The festival is currently between CEOs, with the incoming Anwar Nasir not yet on the job, and the lack of a firm and savvy hand on the tiller was evident in this week’s embarrassing logistical debacle. In the real world—i.e., outside of government and the arts—this is the kind of epic failure that people get fired for.

Slatkin and the GPO musicians were troupers, however, soldiering on with unruffled professionalism throughout the long first movement despite the deafening sonic booms and bangs. “Someone needs to tell them that this is not the Tchaikovsky piece with the fireworks,” the conductor joked at the end of the movement.

Fortunately, the rest of the symphony was undisturbed and one could enjoy this superb Tchaikovsky rendering sans distractions. The post of GPO first horn remains vacant, and Patrick Walle, principal du jour, lifted a polished if rather square solo in the Andante, with Slatkin eliciting rich string tone in the lyrical ebb and flow. The ensuing waltz movement was lilting and elegantly turned.

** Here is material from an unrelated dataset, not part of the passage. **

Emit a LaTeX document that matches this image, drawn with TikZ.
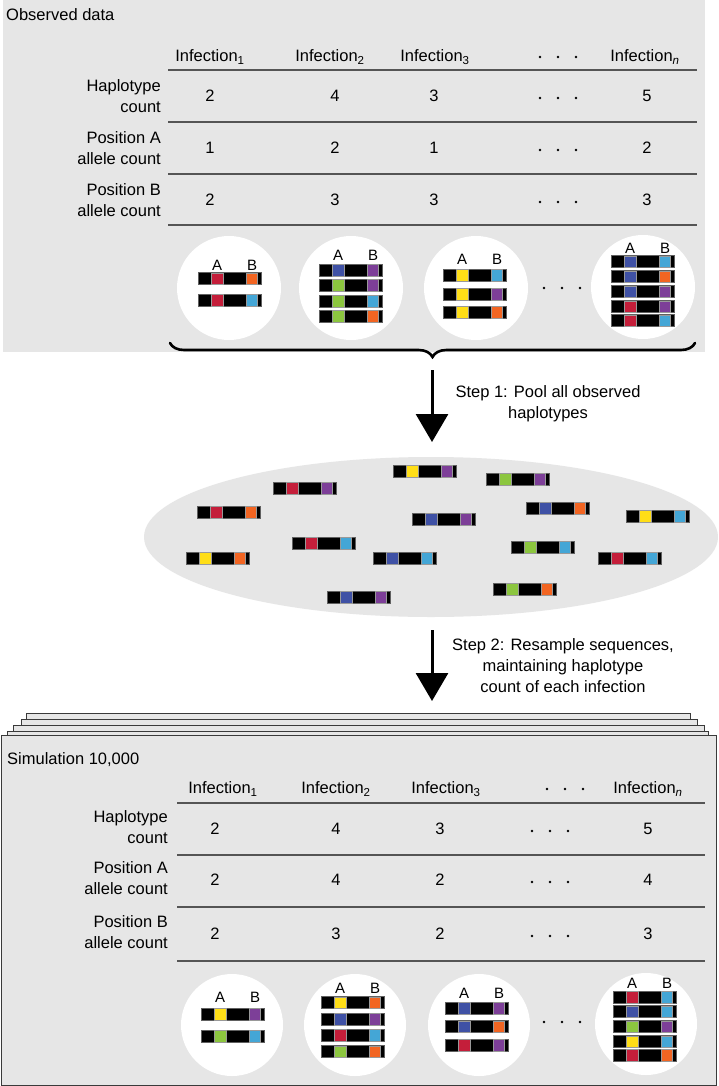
\documentclass[tikz,border=0pt]{standalone}
\usepackage{fontspec}
\setmainfont{Liberation Sans}
\usetikzlibrary{arrows.meta,decorations.pathreplacing,shapes.geometric}
\definecolor{bg}{HTML}{E6E6E6}
\definecolor{hred}{HTML}{C41E3A}
\definecolor{horange}{HTML}{F26522}
\definecolor{hcyan}{HTML}{44A6D6}
\definecolor{hpurple}{HTML}{7D3F98}
\definecolor{hblue}{HTML}{3F51A5}
\definecolor{hgreen}{HTML}{8CC63F}
\definecolor{hyellow}{HTML}{FFDE17}
\definecolor{frameclr}{HTML}{3A3A3A}
\definecolor{ruleclr}{HTML}{555555}
\newcommand{\hapbar}[4]{%
  \filldraw[fill=black,draw=gray!75!black,line width=0.6pt] (#1,{#2-6.2}) rectangle ({#1+63},{#2+6.2});
  \filldraw[fill=#3,draw=black!40,line width=0.3pt] ({#1+13},{#2-5.7}) rectangle ({#1+25},{#2+5.7});
  \filldraw[fill=#4,draw=black!40,line width=0.3pt] ({#1+48},{#2-5.7}) rectangle ({#1+59},{#2+5.7});
}
\newcommand{\ablabel}[3]{%
  \node[ab] (#1A) at ({#2+19},#3) {A};
  \node[ab] (#1B) at ({#2+54},#3) {B};
}
\newcommand{\tdots}[2]{%
  \fill[black] ({#1-18},#2) circle[radius=1.3];
  \fill[black] (#1,#2) circle[radius=1.3];
  \fill[black] ({#1+18},#2) circle[radius=1.3];
}
\tikzset{
  txt/.style={font=\fontsize{16.5}{21}\selectfont, inner sep=0pt},
  lbl/.style={txt, align=right, anchor=east},
  ab/.style={font=\fontsize{15}{15}\selectfont, inner sep=0pt},
  rulel/.style={draw=ruleclr, line width=1.2pt},
  blob/.style={fill=white, draw=none},
  page/.style={fill=bg, draw=frameclr, line width=0.9pt},
  bigarrow/.style={line width=3pt, -{Triangle[width=32pt,length=28pt]}},
}
\begin{document}
\begin{tikzpicture}[x=1pt,y=-1pt]
\useasboundingbox (0,0) rectangle (718,1086);
\fill[white] (0,0) rectangle (718,1086);

% ---------- Observed data panel ----------
\fill[bg] (3,0) rectangle (705,352);
\node[txt,anchor=west] (obs) at (6,15) {Observed data};

\node[txt] (oi1) at (210,57) {Infection\textsubscript{1}};
\node[txt] (oi2) at (330,57) {Infection\textsubscript{2}};
\node[txt] (oi3) at (435,57) {Infection\textsubscript{3}};
\node[txt] (oin) at (645,57) {Infection\textsubscript{\textit{n}}};
\tdots{558}{57}
\draw[rulel] (168,70) -- (697,70);

\node[lbl] (ohc) at (161,96) {Haplotype\\count};
\node[txt] (o11) at (210,96) {2};
\node[txt] (o12) at (335,96) {4};
\node[txt] (o13) at (434,96) {3};
\tdots{558}{98}
\node[txt] (o1n) at (647,96) {5};
\draw[rulel] (168,122) -- (697,122);

\node[lbl] (opa) at (161,148) {Position A\\allele count};
\node[txt] (o21) at (210,148) {1};
\node[txt] (o22) at (335,148) {2};
\node[txt] (o23) at (434,148) {1};
\tdots{558}{150}
\node[txt] (o2n) at (647,148) {2};
\draw[rulel] (168,174) -- (697,174);

\node[lbl] (opb) at (161,200) {Position B\\allele count};
\node[txt] (o31) at (210,200) {2};
\node[txt] (o32) at (335,200) {3};
\node[txt] (o33) at (434,200) {3};
\tdots{558}{202}
\node[txt] (o3n) at (647,200) {3};
\draw[rulel] (168,225) -- (697,225);

% circles (observed)
\fill[blob] (229,288) circle[radius=52];
\fill[blob] (351,288) circle[radius=52];
\fill[blob] (476,288) circle[radius=52];
\fill[blob] (643,287) circle[radius=52];
\ablabel{oc1}{198}{265}
\hapbar{198}{278.5}{hred}{horange}
\hapbar{198}{300}{hred}{hcyan}
\ablabel{oc2}{319}{255}
\hapbar{319}{270}{hblue}{hpurple}
\hapbar{319}{285}{hgreen}{hpurple}
\hapbar{319}{301}{hgreen}{hcyan}
\hapbar{319}{316}{hgreen}{horange}
\ablabel{oc3}{443}{259}
\hapbar{443}{275}{hyellow}{hcyan}
\hapbar{443}{294}{hyellow}{hpurple}
\hapbar{443}{312}{hyellow}{horange}
\tdots{562}{288}
\ablabel{oc4}{611}{248}
\hapbar{611}{261.5}{hblue}{hcyan}
\hapbar{611}{276.5}{hblue}{horange}
\hapbar{611}{291.5}{hblue}{hpurple}
\hapbar{611}{306.5}{hred}{hpurple}
\hapbar{611}{320.5}{hred}{hcyan}

% brace
\coordinate (brl) at (170,343);
\coordinate (brr) at (695,343);
\draw[line width=2.6pt, line cap=round, decorate, decoration={brace, mirror, amplitude=14pt}] (brl) -- (brr);

% ---------- Step 1 ----------
\coordinate (a1s) at (432,370);
\coordinate (a1e) at (432,442);
\draw[bigarrow] (a1s) -- (a1e);
\node[txt, align=center] (step1) at (548,404) {Step 1: Pool all observed\\haplotypes};

% ---------- pool ----------
\fill[bg] (431,537) ellipse[x radius=287, y radius=80];
\hapbar{273}{488}{hred}{hpurple}
\hapbar{197}{512}{hred}{horange}
\hapbar{393}{471}{hyellow}{hpurple}
\hapbar{412}{519}{hblue}{hpurple}
\hapbar{292}{543}{hred}{hcyan}
\hapbar{186}{558}{hyellow}{horange}
\hapbar{373}{558}{hblue}{hcyan}
\hapbar{327}{597}{hblue}{hpurple}
\hapbar{486}{479}{hgreen}{hpurple}
\hapbar{526}{508}{hblue}{horange}
\hapbar{626}{516}{hyellow}{hcyan}
\hapbar{511}{547}{hgreen}{hcyan}
\hapbar{598}{558}{hred}{hcyan}
\hapbar{493}{589}{hgreen}{horange}

% ---------- Step 2 ----------
\coordinate (a2s) at (432,630);
\coordinate (a2e) at (432,701);
\draw[bigarrow] (a2s) -- (a2e);
\node[txt, align=center] (step2) at (563,666) {Step 2: Resample sequences,\\maintaining haplotype\\count of each infection};

% ---------- Simulation pages ----------
\draw[page] (26,713) rectangle (690,760);
\draw[page] (21,719) rectangle (697,760);
\draw[page] (13,725) rectangle (704,760);
\draw[page] (7,731) rectangle (708,760);
\draw[page] (1,735) rectangle (716,1085);

\node[txt,anchor=west] (sim) at (7,760) {Simulation 10,000};

\node[txt] (si1) at (223,789) {Infection\textsubscript{1}};
\node[txt] (si2) at (336,789) {Infection\textsubscript{2}};
\node[txt] (si3) at (446,789) {Infection\textsubscript{3}};
\node[txt] (sin) at (648,789) {Infection\textsubscript{\textit{n}}};
\tdots{565}{789}
\draw[rulel] (177,803) -- (705,803);

\node[lbl] (shc) at (168,827) {Haplotype\\count};
\node[txt] (s11) at (215,829) {2};
\node[txt] (s12) at (336,829) {4};
\node[txt] (s13) at (440,829) {3};
\tdots{550}{831}
\node[txt] (s1n) at (648,829) {5};
\draw[rulel] (177,855) -- (705,855);

\node[lbl] (spa) at (168,878) {Position A\\allele count};
\node[txt] (s21) at (215,880) {2};
\node[txt] (s22) at (336,880) {4};
\node[txt] (s23) at (440,880) {2};
\tdots{550}{882}
\node[txt] (s2n) at (648,880) {4};
\draw[rulel] (177,907) -- (705,907);

\node[lbl] (spb) at (168,932) {Position B\\allele count};
\node[txt] (s31) at (215,934) {2};
\node[txt] (s32) at (336,934) {3};
\node[txt] (s33) at (440,934) {2};
\tdots{550}{936}
\node[txt] (s3n) at (648,934) {3};
\draw[rulel] (177,961) -- (705,961);

% circles (simulation)
\fill[blob] (232,1025) circle[radius=51];
\fill[blob] (355,1025) circle[radius=51];
\fill[blob] (479,1025) circle[radius=51];
\fill[blob] (646,1024) circle[radius=51];
\ablabel{sc1}{201}{997}
\hapbar{201}{1014}{hyellow}{hpurple}
\hapbar{201}{1036}{hgreen}{hcyan}
\ablabel{sc2}{321}{988}
\hapbar{321}{1002.5}{hyellow}{horange}
\hapbar{321}{1019}{hblue}{hpurple}
\hapbar{321}{1035}{hred}{hcyan}
\hapbar{321}{1051.5}{hgreen}{horange}
\ablabel{sc3}{445}{993}
\hapbar{445}{1008}{hblue}{hpurple}
\hapbar{445}{1026.5}{hblue}{horange}
\hapbar{445}{1045}{hred}{hpurple}
\tdots{562}{1022}
\ablabel{sc4}{613}{983}
\hapbar{613}{997}{hred}{hcyan}
\hapbar{613}{1011.5}{hblue}{hcyan}
\hapbar{613}{1026.5}{hgreen}{hpurple}
\hapbar{613}{1041.5}{hyellow}{hcyan}
\hapbar{613}{1055}{hred}{horange}
\end{tikzpicture}
\end{document}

At 81, the conductor remains a vigorous presence on the podium and Slatkin drew an authentically Russian, deep-pile sonority from the ensemble throughout, which paid particular dividends in the surging final movement. Slatkin’s acute balancing and attentive dynamic and tempo marking were consistently manifest with broader tempos than usual at times yet still ample excitement in the buildup to the triumphant final section. The Grant Park Orchestra brass section delivered their finest outing of the summer to date, rich of tone and playing with crackling virtuosity.